SEDA Conference 2010: David Green keynote

Constructive realignment? UK educational development from the outside

Opening keynote from the SEDA conference in Chester was given by David Green from the University of Seattle. David used to work in the UK so gave an interesting perspective on the differences between educational development in the UK and the US.

Unsurprisingly there is uncertainty in the US HE sector, just as in the UK.

David spoke of the notion of taking on different roles in educational development, drawing on the work of Catherine Manathunga and describing his career as non linear, moving from different roles such as a tourist, native, hostage, undocumented worker, holiday maker, asylum seeker to finally an immigrant – both literally and metaphorically.  I liked this notion of the non linearity and complexity of our roles as educational developers and using travel metaphors.

He described US HE as not as quality controlled or outcomes based as the UK.  There is a lot of freedom granted to individual lecturers as so much is taught a module level.  Working with programmes is virtually unheard of due to the way that US students study individual modules and combine these with their work.  This means that US educational developers work frequently in 1-2-1s, they do not run PG Cert programmes but they do run workshops on key topics.  There are three rules that underpin all US educational development centres – their work is voluntary, they are confidential (despite pressures from management to reveal who they work with) and individual.  This works well in terms of the sector. The equivalent of SEDA in the US is POD – http://www.podnetwork.org/

With the caveat that all reality is partial, citing Salman Rushdie we “see reality through broken shards of mirror”, David went on to consider the UK educational development context. From the US perspective, educational development in the UK seems very well structured (the Professional Standards Framework is an example of this), successful (consider resources of the HEA, SEDA’s professional development framework, the CeTLs and Subject Centres) and strategic – many educational development units have achieved a lot in terms of impacting on institutional strategy – but has this been achieved at a cost to their own development?
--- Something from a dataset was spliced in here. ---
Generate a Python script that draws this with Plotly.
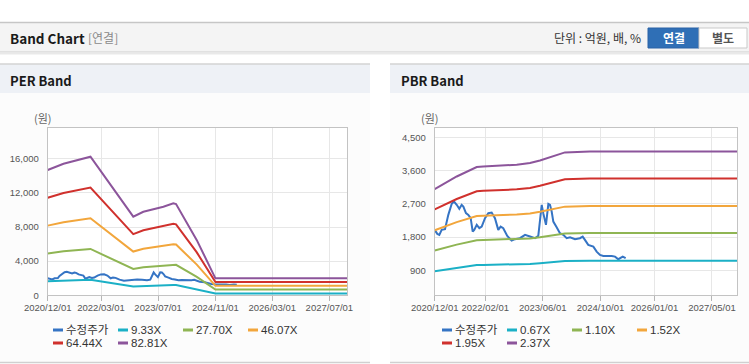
import plotly.graph_objects as go

W, H = 749, 364

# ---------------- data ----------------
price_dates = [
    "2020-12-01", "2020-12-23", "2021-01-09", "2021-01-29", "2021-02-26", "2021-03-12",
    "2021-03-26", "2021-04-24", "2021-05-13", "2021-06-05", "2021-06-27", "2021-07-17",
    "2021-07-31", "2021-08-22", "2021-09-11", "2021-10-01", "2021-10-18", "2021-10-31",
    "2021-11-21", "2021-12-13", "2022-01-02", "2022-01-30", "2022-02-27", "2022-03-27",
    "2022-04-24", "2022-05-22", "2022-06-11", "2022-07-03", "2022-08-06", "2022-09-12",
    "2022-10-10", "2022-11-21", "2023-01-03", "2023-02-14", "2023-03-28", "2023-04-25",
    "2023-05-24", "2023-06-06", "2023-06-29", "2023-07-19", "2023-08-02", "2023-08-16",
    "2023-08-30", "2023-09-27", "2023-10-25", "2023-11-22", "2023-12-21", "2024-01-18",
    "2024-02-29", "2024-04-11", "2024-05-04", "2024-05-23", "2024-06-20", "2024-08-02",
    "2024-08-30", "2024-09-27", "2024-10-25", "2025-01-04", "2025-02-01", "2025-03-01",
    "2025-03-21", "2025-04-07", "2025-05-02",
]
price_values = [
    1995, 1887, 1860, 1995, 2014, 2266,
    2401, 2699, 2761, 2672, 2564, 2672,
    2626, 2447, 2401, 2312, 1949, 1995,
    2130, 2041, 2084, 2312, 2447, 2463,
    2312, 1995, 2084, 2041, 1833, 1705,
    1743, 1770, 1860, 1814, 1770, 1833,
    2672, 2447, 2130, 2699, 2672, 2491,
    2220, 2068, 1906, 1860, 1770, 1797,
    1743, 1770, 1814, 1724, 1589, 1543,
    1408, 1318, 1291, 1291, 1272, 1202,
    1245, 1272, 1229,
]

per_dates = ["2020-12-01", "2021-04-15", "2021-12-01", "2022-12-01", "2023-02-25", "2023-08-15",
             "2023-11-08", "2023-12-01", "2024-05-26", "2024-11-01", "2027-12-01"]
per_9_33x = [1653, 1735, 1829, 1037, 1103, 1169, 1214, 1205, 728, 224, 224]
per_27_70x = [4908, 5152, 5429, 3080, 3274, 3471, 3604, 3576, 2161, 665, 665]
per_46_07x = [8164, 8569, 9030, 5123, 5446, 5773, 5994, 5948, 3594, 1106, 1106]
per_64_44x = [11419, 11986, 12630, 7166, 7617, 8074, 8384, 8319, 5026, 1547, 1547]
per_82_81x = [14674, 15403, 16231, 9209, 9788, 10376, 10774, 10691, 6459, 1987, 1987]
per_labels = ["9.33X", "27.70X", "46.07X", "64.44X", "82.81X"]

pbr_dates = ["2020-12-01", "2021-06-05", "2021-11-21", "2022-01-15", "2022-10-25", "2023-02-14",
             "2023-05-09", "2023-08-02", "2023-12-06", "2024-07-04", "2027-12-01"]
pbr_0_67x = [876, 972, 1044, 1049, 1062, 1074, 1094, 1120, 1156, 1163, 1163]
pbr_1_10x = [1438, 1596, 1714, 1722, 1743, 1764, 1797, 1839, 1898, 1910, 1910]
pbr_1_52x = [1986, 2205, 2368, 2379, 2408, 2437, 2483, 2542, 2623, 2639, 2639]
pbr_1_95x = [2548, 2829, 3038, 3052, 3090, 3127, 3185, 3261, 3364, 3386, 3386]
pbr_2_37x = [3097, 3438, 3692, 3709, 3755, 3800, 3871, 3963, 4089, 4115, 4115]
pbr_labels = ["0.67X", "1.10X", "1.52X", "1.95X", "2.37X"]

price_label = "수정주가"

per_tick_dates = ["2020-12-01", "2022-03-01", "2023-07-01", "2024-11-01", "2026-03-01", "2027-07-01"]
per_tick_text = ["2020/12/01", "2022/03/01", "2023/07/01", "2024/11/01", "2026/03/01", "2027/07/01"]
pbr_tick_dates = ["2020-12-01", "2022-02-01", "2023-06-01", "2024-10-01", "2026-01-01", "2027-05-01"]
pbr_tick_text = ["2020/12/01", "2022/02/01", "2023/06/01", "2024/10/01", "2026/01/01", "2027/05/01"]
per_y_ticks = [0, 4000, 8000, 12000, 16000]
pbr_y_ticks = [900, 1800, 2700, 3600, 4500]

# ---------------- style ----------------
C_PRICE = "#3574c4"
BAND_COLORS = ["#1bb0c6", "#8fb553", "#f2a63c", "#d0312d", "#8c559b"]
TICK_FONT = "Liberation Sans, Arial, sans-serif"
TEXT_FONT = "Liberation Sans, Noto Sans CJK KR"
KR_FONT = "Noto Sans CJK KR"


def px(x):
    return x / W


def py(y):
    return 1 - y / H


fig = go.Figure()

# PER panel traces
fig.add_trace(go.Scatter(x=price_dates, y=price_values, mode="lines", name=price_label,
                         line=dict(color=C_PRICE, width=2), xaxis="x", yaxis="y"))
for vals, lab, col in zip([per_9_33x, per_27_70x, per_46_07x, per_64_44x, per_82_81x], per_labels, BAND_COLORS):
    fig.add_trace(go.Scatter(x=per_dates, y=vals, mode="lines", name=lab,
                             line=dict(color=col, width=2), xaxis="x", yaxis="y"))

# PBR panel traces
fig.add_trace(go.Scatter(x=price_dates, y=price_values, mode="lines", name=price_label,
                         line=dict(color=C_PRICE, width=2), xaxis="x2", yaxis="y2"))
for vals, lab, col in zip([pbr_0_67x, pbr_1_10x, pbr_1_52x, pbr_1_95x, pbr_2_37x], pbr_labels, BAND_COLORS):
    fig.add_trace(go.Scatter(x=pbr_dates, y=vals, mode="lines", name=lab,
                             line=dict(color=col, width=2), xaxis="x2", yaxis="y2"))

GRID = "#e7e7e7"
AXLINE = "#c3c3c3"


def xaxis_cfg(l, r, tv, tt, anchor):
    return dict(domain=[px(l), px(r)], type="date", range=["2020-12-01", "2027-12-01"],
                tickvals=tv, ticktext=tt, tickangle=0, automargin=False,
                showgrid=True, gridcolor=GRID, gridwidth=1,
                showline=True, linecolor=AXLINE, linewidth=1, mirror=True,
                ticks="outside", ticklen=5, tickcolor="#b5b5b5", ticklabelstandoff=-2,
                tickfont=dict(family=TICK_FONT, size=9.5, color="#555"),
                zeroline=False, anchor=anchor, fixedrange=True)


def yaxis_cfg(rng, tv, anchor):
    return dict(domain=[py(295.3), py(128)], range=rng, tickvals=tv, automargin=False,
                ticktext=[f"{v:,}" for v in tv], showgrid=True, gridcolor=GRID,
                showline=True, linecolor=AXLINE, linewidth=1, mirror=True, ticks="",
                ticklabelstandoff=6,
                tickfont=dict(family=TICK_FONT, size=9.5, color="#555"),
                zeroline=False, anchor=anchor, fixedrange=True)


shapes = []
# header bar
shapes.append(dict(type="rect", xref="paper", yref="paper", x0=0, x1=1, y0=py(52), y1=py(22),
                   fillcolor="#f4f4f4", line=dict(width=0), layer="below"))
shapes.append(dict(type="line", xref="paper", yref="paper", x0=0, x1=1, y0=py(22.5), y1=py(22.5),
                   line=dict(color="#c6c6c6", width=1.5)))
shapes.append(dict(type="line", xref="paper", yref="paper", x0=0, x1=1, y0=py(52), y1=py(52),
                   line=dict(color="#cfcfcf", width=1)))
shapes.append(dict(type="line", xref="paper", yref="paper", x0=0, x1=1, y0=py(53.5), y1=py(53.5),
                   line=dict(color="#e9e9e9", width=2)))
# buttons
shapes.append(dict(type="rect", xref="paper", yref="paper", x0=px(648), x1=px(699), y0=py(48), y1=py(28),
                   fillcolor="#2f6fb6", line=dict(color="#2a63a6", width=1)))
shapes.append(dict(type="rect", xref="paper", yref="paper", x0=px(699), x1=px(747), y0=py(48), y1=py(28),
                   fillcolor="#ffffff", line=dict(color="#c9c9c9", width=1)))
# panels
for l, r in [(0, 370), (390, 749)]:
    shapes.append(dict(type="rect", xref="paper", yref="paper", x0=px(l), x1=px(r), y0=py(93), y1=py(64),
                       fillcolor="#eef1f6", line=dict(width=0), layer="below"))
    shapes.append(dict(type="line", xref="paper", yref="paper", x0=px(l), x1=px(r), y0=py(64), y1=py(64),
                       line=dict(color="#d3d3d3", width=1.5)))
    shapes.append(dict(type="rect", xref="paper", yref="paper", x0=px(l), x1=px(r), y0=py(362), y1=py(93),
                       fillcolor="#fcfcfc", line=dict(width=0), layer="below"))
    shapes.append(dict(type="line", xref="paper", yref="paper", x0=px(l), x1=px(r), y0=py(362.5), y1=py(362.5),
                       line=dict(color="#d0d0d0", width=1.5)))
# plot backgrounds
for l, r in [(47.7, 347.3), (434.7, 737.3)]:
    shapes.append(dict(type="rect", xref="paper", yref="paper", x0=px(l), x1=px(r), y0=py(295.3), y1=py(128),
                       fillcolor="#ffffff", line=dict(width=0), layer="below"))

annotations = []


def txt(x, y, text, size, color, family=KR_FONT, xanchor="left"):
    annotations.append(dict(x=px(x), y=py(y), xref="paper", yref="paper", text=text, showarrow=False,
                            xanchor=xanchor, yanchor="middle",
                            font=dict(family=family, size=size, color=color)))


txt(8, 38, "<b>Band Chart</b>", 13.5, "#1a1a1a")
txt(86, 38, "[연결]", 12, "#8a8a8a")
txt(643, 38, "단위 : 억원, 배, %", 12, "#333", xanchor="right")
txt(673.5, 38, "<b>연결</b>", 12, "#ffffff", xanchor="center")
txt(723, 38, "<b>별도</b>", 12, "#555", xanchor="center")
txt(8, 80, "<b>PER Band</b>", 13, "#1a1a1a")
txt(399, 80, "<b>PBR Band</b>", 13, "#1a1a1a")
txt(43, 118, "(원)", 11, "#666", xanchor="center")
txt(430, 118, "(원)", 11, "#666", xanchor="center")

# legends (symbol + label)
legend_rows = [330, 343]


def legend(x0, labels, colors):
    for i, (lab, col) in enumerate(zip(labels, colors)):
        row, colpos = divmod(i, 4)
        x = x0 + colpos * 65
        y = legend_rows[row]
        shapes.append(dict(type="line", xref="paper", yref="paper", x0=px(x), x1=px(x + 10),
                           y0=py(y), y1=py(y), line=dict(color=col, width=3)))
        txt(x + 11, y, lab, 11.5, "#333", family=TEXT_FONT)


legend(53, [price_label] + per_labels, [C_PRICE] + BAND_COLORS)
legend(442, [price_label] + pbr_labels, [C_PRICE] + BAND_COLORS)

fig.update_layout(
    width=W, height=H, margin=dict(l=0, r=0, t=0, b=0, autoexpand=False),
    paper_bgcolor="#ffffff", plot_bgcolor="rgba(0,0,0,0)",
    showlegend=False,
    xaxis=xaxis_cfg(47.7, 347.3, per_tick_dates, per_tick_text, "y"),
    yaxis=yaxis_cfg([0, 19600], per_y_ticks, "x"),
    xaxis2=xaxis_cfg(434.7, 737.3, pbr_tick_dates, pbr_tick_text, "y2"),
    yaxis2=yaxis_cfg([227, 4748], pbr_y_ticks, "x2"),
    shapes=shapes, annotations=annotations,
    hovermode=False,
)

fig.write_html("out.html", config={"displayModeBar": False},
               post_script="document.body.style.margin='0';document.body.style.overflow='hidden';")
He then moved on to consider whether we really want the things we desire?  Both in the UK and the US these centres are vulnerable, so what has being strategic in the UK really given us?  Are we just determined by the whims of senior management?  We need to work more with departmental heads and the “rank and file” who are key advocates, especially when senior management teams can change rapidly.

Although there are a lot of workshops in the UK on educational development, we are not devoting enough time to publishing research and peer reviewed scholarly activity.  SEDA could play a role here.

There were four ways in which we could be more sustainable:

  • Should we actually be being less “strategic” and work more on the margins?  Interpreting and working more closely with individual staff and students, and less at mercy of senior management changes? He cited the work of Baume and Kahn (2004) (Enhancing Staff and Educational Development) in relation to educational developers being “exemplary”.  For me this struck a chord as relates to my thinking on leadership – the modelling the way – and how this is important for the LDC team
  • We need to focus on spending time writing for publication, research says that spending 30 minutes a day writing is more productive than writing in big spurts.  I really need to take an approach to this and think this would help me achieve a more manageable output, this also relates to discussions I had last night about approaching CPD recording. My blog helps with this too but I need to be more disciplined with this so I get less stressed!!
  • We should also focus on getting qualifications, phds etc, to increase our academic credibility
  • Learning to say no and stop doing certain activities. If we have less resource this will be inevitable.

There were three ways in which he felt we could prioritise:

  • Take time to do research. This makes us more credible
  • Teach real students. Not just staff as students. I guess in other words, continue link to your discipline area. Again this helps with credibility
  • Do the things that we really love – or at least the one thing that we really love

I very much enjoyed this presentation and thought that the ideas were very sensible. Again the messages were things that I had thought of at other times but they were reinforced. Particularly the credibility and exemplary nature of the work we do as well as the enjoyment factor.  I’m going to write another blog post about this in the vein of the Times Higher #loveHE strand.  Also the importance of research and performing this in manageable chunks.

One Reply to “SEDA Conference 2010: David Green keynote”

  1. Interesting talk, by the sound of it. I’m struck by the similarity of this advice to something Ron Barnett once said in a writing workshop I was at: a page a day is a book a year. I know – my immediate response was, would that I could write a page each day…! He went on to say that his (fairly prodigious) output was written almost entirely at home, outside of office hours; so it seems it’s never been easy to do this. And he was a mainstream academic (not always, but for several years), with research as part of his job description … which isn’t always true for educational developers/ learning technologists/ etc. I suspect it might be increasingly hard to justify that in an environment where all time is held to account…

    I’ve also been more concerned, lately, with whom we’re credible to. I’d agree with all these points if we want to be credible to the academics we try to work with – but I know some managers who see research, credentials and self-indulgent choices (“things that we really love”) as undermining our credibility. If we can’t do our (instrumental) job well because this stuff is distracting us, well… [nods towards the bottom line]. Less of an issue with teaching, actually, since real money can be attributed to that, but other stuff… tricky.